Explore Verses Related to onions
At a Glance
📖 Quranic Context
Serves as a powerful symbol of ingratitude and the preference for inferior, worldly comforts over superior, divine blessings.
Represents a category of sustenance that humans cultivate through effort, contrasted with the effortless divine provisions of Manna and Quails.
💭 Theological Perspective
Symbolizes the human tendency to tire of ease and long for familiar, even if inferior, things.
The story serves as a cautionary tale against ingratitude (kufr al-ni'mah) and failing to appreciate Allah's unique favors.
The lesson derived from the request for onions is a foundational step in spiritual development: learning gratitude and contentment (shukr and rida).
📜 Hadith Perspective
While the Quranic context is symbolic, Hadith literature addresses the practical aspect of onions, particularly their strong smell.
- Discouraging entry into the mosque after eating raw onions or garlic to avoid offending others and the angels.
- Prophetic guidance to 'kill' the odor by cooking them.
- Mention of onions being present in the last meal of the Prophet Muhammad ﷺ, indicating their permissibility.
Universal agreement among scholars that eating onions is permissible, but it is disliked (makruh) to attend congregational prayers with the raw smell on one's breath.
💎 Deeper Insights
The request for onions was not just about food, but about choosing a different way of life. The Children of Israel were asking to be demoted from a life of direct reliance on God's miracles (Manna) to a conventional life of toil and agriculture.

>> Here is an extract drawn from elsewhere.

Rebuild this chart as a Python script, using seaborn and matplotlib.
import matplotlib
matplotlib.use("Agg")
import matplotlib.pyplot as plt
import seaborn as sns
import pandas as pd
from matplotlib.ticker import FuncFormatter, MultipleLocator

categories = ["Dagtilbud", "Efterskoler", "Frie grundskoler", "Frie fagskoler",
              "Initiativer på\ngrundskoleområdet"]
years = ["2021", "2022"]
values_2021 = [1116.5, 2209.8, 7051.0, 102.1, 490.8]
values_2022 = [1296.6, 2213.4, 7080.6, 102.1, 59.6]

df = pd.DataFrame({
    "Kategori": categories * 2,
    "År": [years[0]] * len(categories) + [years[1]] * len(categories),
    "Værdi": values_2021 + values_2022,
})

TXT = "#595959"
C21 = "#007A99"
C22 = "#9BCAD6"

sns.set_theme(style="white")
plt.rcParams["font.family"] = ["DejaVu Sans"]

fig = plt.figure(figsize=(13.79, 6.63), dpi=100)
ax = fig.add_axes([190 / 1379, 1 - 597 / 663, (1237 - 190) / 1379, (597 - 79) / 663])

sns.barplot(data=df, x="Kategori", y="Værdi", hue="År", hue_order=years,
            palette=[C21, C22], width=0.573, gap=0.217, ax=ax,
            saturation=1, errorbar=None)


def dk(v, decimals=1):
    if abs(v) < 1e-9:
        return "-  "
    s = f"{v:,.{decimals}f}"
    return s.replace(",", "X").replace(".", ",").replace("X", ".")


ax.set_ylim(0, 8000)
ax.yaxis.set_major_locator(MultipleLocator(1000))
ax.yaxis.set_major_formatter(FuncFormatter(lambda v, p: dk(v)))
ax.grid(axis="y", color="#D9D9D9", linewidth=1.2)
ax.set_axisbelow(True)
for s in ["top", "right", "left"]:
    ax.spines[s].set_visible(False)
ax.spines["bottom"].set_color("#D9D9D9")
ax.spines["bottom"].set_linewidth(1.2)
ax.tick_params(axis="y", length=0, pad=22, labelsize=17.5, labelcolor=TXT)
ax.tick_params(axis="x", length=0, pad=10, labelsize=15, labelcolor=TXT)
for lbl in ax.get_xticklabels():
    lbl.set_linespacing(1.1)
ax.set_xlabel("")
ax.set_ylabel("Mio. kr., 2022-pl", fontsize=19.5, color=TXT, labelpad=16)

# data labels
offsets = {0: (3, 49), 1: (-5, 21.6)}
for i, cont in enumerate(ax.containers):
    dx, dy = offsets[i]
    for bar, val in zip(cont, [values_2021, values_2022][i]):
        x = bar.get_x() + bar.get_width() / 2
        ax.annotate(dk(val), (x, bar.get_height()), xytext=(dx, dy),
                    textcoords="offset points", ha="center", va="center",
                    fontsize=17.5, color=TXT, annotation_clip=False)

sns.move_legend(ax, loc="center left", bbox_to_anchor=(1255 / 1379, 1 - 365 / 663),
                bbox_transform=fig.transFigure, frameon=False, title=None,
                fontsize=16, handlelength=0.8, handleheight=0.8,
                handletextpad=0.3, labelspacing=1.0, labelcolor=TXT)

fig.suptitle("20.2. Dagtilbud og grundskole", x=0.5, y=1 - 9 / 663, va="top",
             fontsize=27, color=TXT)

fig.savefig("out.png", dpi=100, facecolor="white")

They chose the familiar hardship of farming over the unfamiliar ease of divine providence, symbolizing a deep-seated spiritual insecurity.

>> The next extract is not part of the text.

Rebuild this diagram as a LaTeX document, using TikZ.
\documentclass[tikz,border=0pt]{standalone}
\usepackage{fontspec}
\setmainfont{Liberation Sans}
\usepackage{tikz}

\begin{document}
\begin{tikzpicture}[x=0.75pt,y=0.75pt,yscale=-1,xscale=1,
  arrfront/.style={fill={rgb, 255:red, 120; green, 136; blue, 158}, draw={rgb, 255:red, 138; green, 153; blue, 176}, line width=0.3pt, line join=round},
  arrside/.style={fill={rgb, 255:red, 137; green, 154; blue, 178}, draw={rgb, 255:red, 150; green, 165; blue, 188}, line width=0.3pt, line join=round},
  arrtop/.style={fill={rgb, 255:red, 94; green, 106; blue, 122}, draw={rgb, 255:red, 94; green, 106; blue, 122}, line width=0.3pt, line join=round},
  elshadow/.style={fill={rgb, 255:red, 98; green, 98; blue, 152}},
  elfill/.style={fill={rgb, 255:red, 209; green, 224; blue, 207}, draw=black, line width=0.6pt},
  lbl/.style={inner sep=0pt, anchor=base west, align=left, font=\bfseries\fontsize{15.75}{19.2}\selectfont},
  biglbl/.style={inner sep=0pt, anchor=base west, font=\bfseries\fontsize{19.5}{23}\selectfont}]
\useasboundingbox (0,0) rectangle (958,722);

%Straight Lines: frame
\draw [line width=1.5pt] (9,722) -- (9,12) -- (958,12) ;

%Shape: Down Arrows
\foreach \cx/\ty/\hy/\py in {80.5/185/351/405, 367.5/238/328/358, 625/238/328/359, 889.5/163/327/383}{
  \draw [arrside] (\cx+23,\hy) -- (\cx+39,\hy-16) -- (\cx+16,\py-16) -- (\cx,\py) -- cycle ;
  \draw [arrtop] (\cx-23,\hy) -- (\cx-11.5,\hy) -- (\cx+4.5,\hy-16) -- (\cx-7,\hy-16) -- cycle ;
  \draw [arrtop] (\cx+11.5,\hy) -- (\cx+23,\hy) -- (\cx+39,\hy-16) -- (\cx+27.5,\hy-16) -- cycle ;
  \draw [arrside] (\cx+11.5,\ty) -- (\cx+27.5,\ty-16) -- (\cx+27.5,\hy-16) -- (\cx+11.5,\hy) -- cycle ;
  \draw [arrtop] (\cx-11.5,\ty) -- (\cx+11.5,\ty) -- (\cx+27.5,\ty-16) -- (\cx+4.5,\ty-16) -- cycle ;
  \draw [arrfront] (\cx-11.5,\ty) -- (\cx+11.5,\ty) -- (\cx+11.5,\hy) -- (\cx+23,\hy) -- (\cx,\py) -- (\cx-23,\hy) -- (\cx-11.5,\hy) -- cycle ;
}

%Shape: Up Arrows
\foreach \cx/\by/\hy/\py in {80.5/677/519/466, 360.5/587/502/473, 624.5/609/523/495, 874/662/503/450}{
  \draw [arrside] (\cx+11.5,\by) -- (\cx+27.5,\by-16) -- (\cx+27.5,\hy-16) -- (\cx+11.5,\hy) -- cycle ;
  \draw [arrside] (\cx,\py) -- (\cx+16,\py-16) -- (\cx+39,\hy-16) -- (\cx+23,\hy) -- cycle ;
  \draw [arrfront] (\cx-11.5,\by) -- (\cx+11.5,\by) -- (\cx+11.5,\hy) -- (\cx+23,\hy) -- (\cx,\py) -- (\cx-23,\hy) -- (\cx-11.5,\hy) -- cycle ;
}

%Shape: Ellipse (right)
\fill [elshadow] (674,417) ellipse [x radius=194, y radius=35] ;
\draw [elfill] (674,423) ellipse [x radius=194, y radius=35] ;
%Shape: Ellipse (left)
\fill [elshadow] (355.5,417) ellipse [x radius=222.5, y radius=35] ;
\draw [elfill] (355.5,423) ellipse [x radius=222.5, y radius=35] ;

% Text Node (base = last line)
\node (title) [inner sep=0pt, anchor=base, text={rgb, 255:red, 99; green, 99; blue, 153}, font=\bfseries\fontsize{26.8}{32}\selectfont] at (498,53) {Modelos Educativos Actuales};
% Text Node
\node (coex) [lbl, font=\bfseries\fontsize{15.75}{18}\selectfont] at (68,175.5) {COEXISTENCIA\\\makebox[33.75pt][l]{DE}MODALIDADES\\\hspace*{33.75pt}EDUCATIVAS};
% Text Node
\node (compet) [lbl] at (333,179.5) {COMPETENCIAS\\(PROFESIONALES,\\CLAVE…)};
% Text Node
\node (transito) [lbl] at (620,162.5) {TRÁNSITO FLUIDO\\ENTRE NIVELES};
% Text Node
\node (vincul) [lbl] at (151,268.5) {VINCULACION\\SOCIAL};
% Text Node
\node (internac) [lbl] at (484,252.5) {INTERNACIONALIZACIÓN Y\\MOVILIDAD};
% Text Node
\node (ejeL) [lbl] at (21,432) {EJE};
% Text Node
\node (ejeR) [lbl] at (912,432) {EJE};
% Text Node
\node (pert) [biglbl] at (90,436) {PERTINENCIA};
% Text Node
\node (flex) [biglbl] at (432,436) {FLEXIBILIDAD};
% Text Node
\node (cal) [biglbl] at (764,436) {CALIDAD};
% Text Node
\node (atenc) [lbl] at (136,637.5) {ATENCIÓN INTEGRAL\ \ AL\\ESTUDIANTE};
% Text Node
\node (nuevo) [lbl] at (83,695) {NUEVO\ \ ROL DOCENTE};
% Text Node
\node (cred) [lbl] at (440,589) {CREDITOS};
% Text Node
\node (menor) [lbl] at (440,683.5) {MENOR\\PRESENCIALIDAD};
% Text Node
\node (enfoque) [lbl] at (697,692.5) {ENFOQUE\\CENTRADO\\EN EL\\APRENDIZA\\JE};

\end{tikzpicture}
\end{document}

— Ibn Kathir, Syed Abu-al-A'la Maududi
The practical Islamic ruling about not entering the mosque with the smell of raw onions (from Hadith) serves as a physical echo of the spiritual lesson in the Quran. Just as the raw, worldly smell is unfit for the sacred space of a mosque, the raw, worldly desire for 'onions' was unfit for the sacred state of reliance the Bani Israel were in. Cooking the onion removes the offensive smell, just as 'cooking' worldly desires through spiritual discipline makes them acceptable.